Couch’s debut in a British ring (she had already fought for four years in America) should have been a triumphant moment for women’s boxing. But her one-sided shellacking of a hapless Simone Lukic was declared a disaster by sections of the British media. Even Buttrick was disappointed, telling The Independent that the match had “made a mockery of women’s boxing”.

Many believe the six-round ding-dong between Christy Martin and Deirdre Gogarty, on the undercard of Mike Tyson-Frank Bruno II, was the breakthrough moment. Martin wound up on The Tonight Show with Jay Leno and the cover of Sports Illustrated.

There followed Ali-Frazier IV, a match between Muhammad’s daughter Laila and Joe’s daughter Jacqui, which was the first pay-per-view show to be headlined by women. But it was at London 2012 that women’s boxing finally found mainstream acceptance, with Adams becoming the first female Olympic boxing champion, Ireland’s Katie Taylor thrilling packed crowds at the ExCeL Arena and Claressa Shields winning America’s only boxing gold medal. And sitting ringside throughout the tournament was a little old lady looking proud.

“It was a great competition, those girls were just as good as the men, and I felt incredibly proud to see them fight,” says Buttrick, who founded the Women’s Boxing Hall of Fame in 2014, was its first inductee and is now the subject of two new British plays, one of them called Delicate Flowers.

“I never thought I’d see the day and it said a lot about how far women had come in society, not just in boxing.

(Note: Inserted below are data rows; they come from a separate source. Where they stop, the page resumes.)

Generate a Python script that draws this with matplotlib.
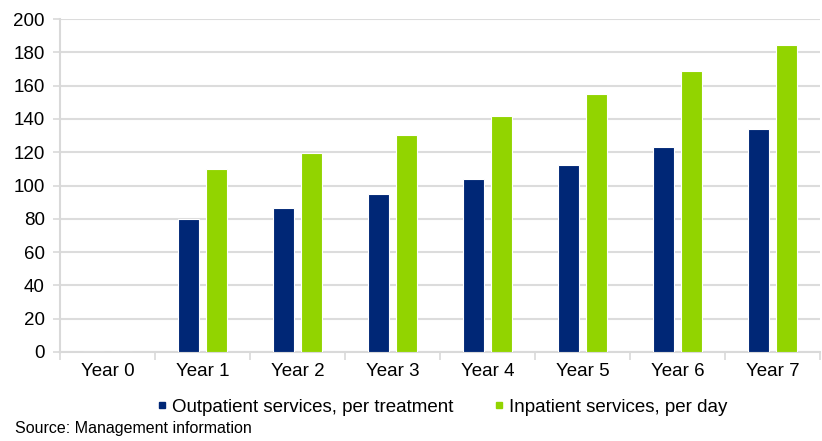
import numpy as np
import matplotlib.pyplot as plt
from matplotlib.lines import Line2D

plt.rcParams['font.family'] = ['Liberation Sans', 'DejaVu Sans']

years = ['Year 0', 'Year 1', 'Year 2', 'Year 3', 'Year 4', 'Year 5', 'Year 6', 'Year 7']
outpatient = [0, 80, 86.3, 95, 103.7, 112.3, 123, 133.8]
inpatient = [0, 110, 119.5, 130.3, 142, 155, 169, 184.2]

blue = '#002776'
green = '#92d400'

fig = plt.figure(figsize=(8.22, 4.41), dpi=100)
ax = fig.add_axes([60/822, 89/441, 760/822, 333/441])

x = np.arange(len(years))
w = 0.215
ax.bar(x - 0.04 - w/2, outpatient, w, color=blue, edgecolor='white', linewidth=0.8, zorder=3)
ax.bar(x + 0.04 + w/2, inpatient, w, color=green, edgecolor='white', linewidth=0.8, zorder=3)

ax.set_xlim(-0.5, len(years) - 0.5)
ax.set_ylim(0, 200)
ax.set_yticks(np.arange(0, 201, 20))
ax.set_xticks(x)
ax.set_xticklabels(years)
ax.set_xticks(np.arange(-0.5, len(years), 1), minor=True)
ax.tick_params(axis='x', which='major', length=0, pad=8, labelsize=13.5)
ax.tick_params(axis='x', which='minor', length=6, color='#d9d9d9', width=1.2)
ax.tick_params(axis='y', length=5, color='#d9d9d9', width=1.2, pad=6, labelsize=13.5)
ax.grid(axis='y', color='#dcdcdc', linewidth=1.5, zorder=0)

for s in ['top', 'right']:
    ax.spines[s].set_visible(False)
for s in ['left', 'bottom']:
    ax.spines[s].set_color('#d9d9d9')
    ax.spines[s].set_linewidth(1.5)

handles = [Line2D([], [], marker='s', linestyle='none', color=blue, markersize=5),
           Line2D([], [], marker='s', linestyle='none', color=green, markersize=5)]
fig.legend(handles, ['Outpatient services, per treatment', 'Inpatient services, per day'],
           loc='center', bbox_to_anchor=(440/822, 1 - 407/441), ncol=2, frameon=False,
           fontsize=13.5, handletextpad=0.05, columnspacing=1.9, handlelength=1)

fig.text(15/822, 1 - 428/441, 'Source: Management information', fontsize=11.5, va='center')

fig.savefig('out.png', dpi=100)
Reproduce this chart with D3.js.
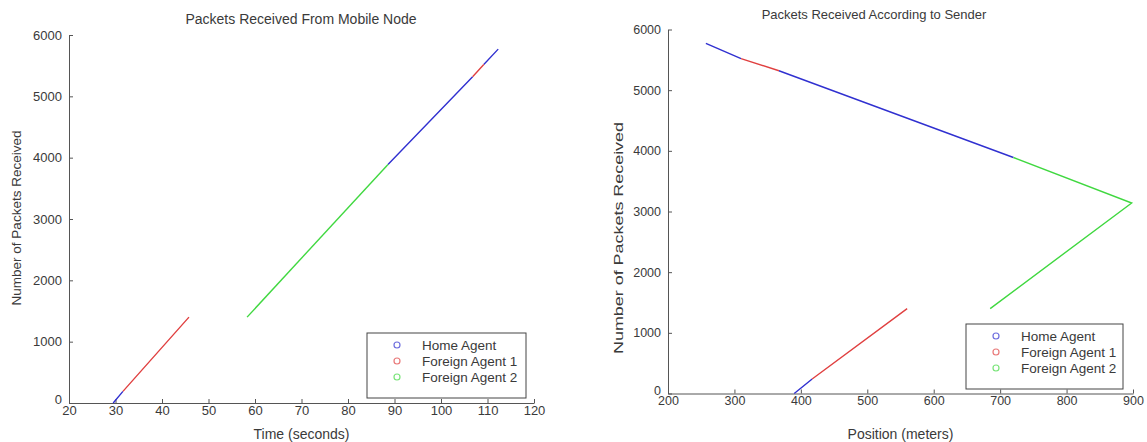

What girls do now is what they want to do, not what people tell them to do. We’ve come such a long way. I wish my parents were around to see all these girls boxing, they’d be amazed. Somebody had to get it started. But if I was a kid now, I’d be a happy one.”

Nicola Adams

That smile permanently affixed to Adams’ face proves Buttrick right. Adams was a happy kid who became a happy woman, doing what she wanted. Because of Battling Barbara, “The Mighty Atom of the Ring”, it was never in doubt.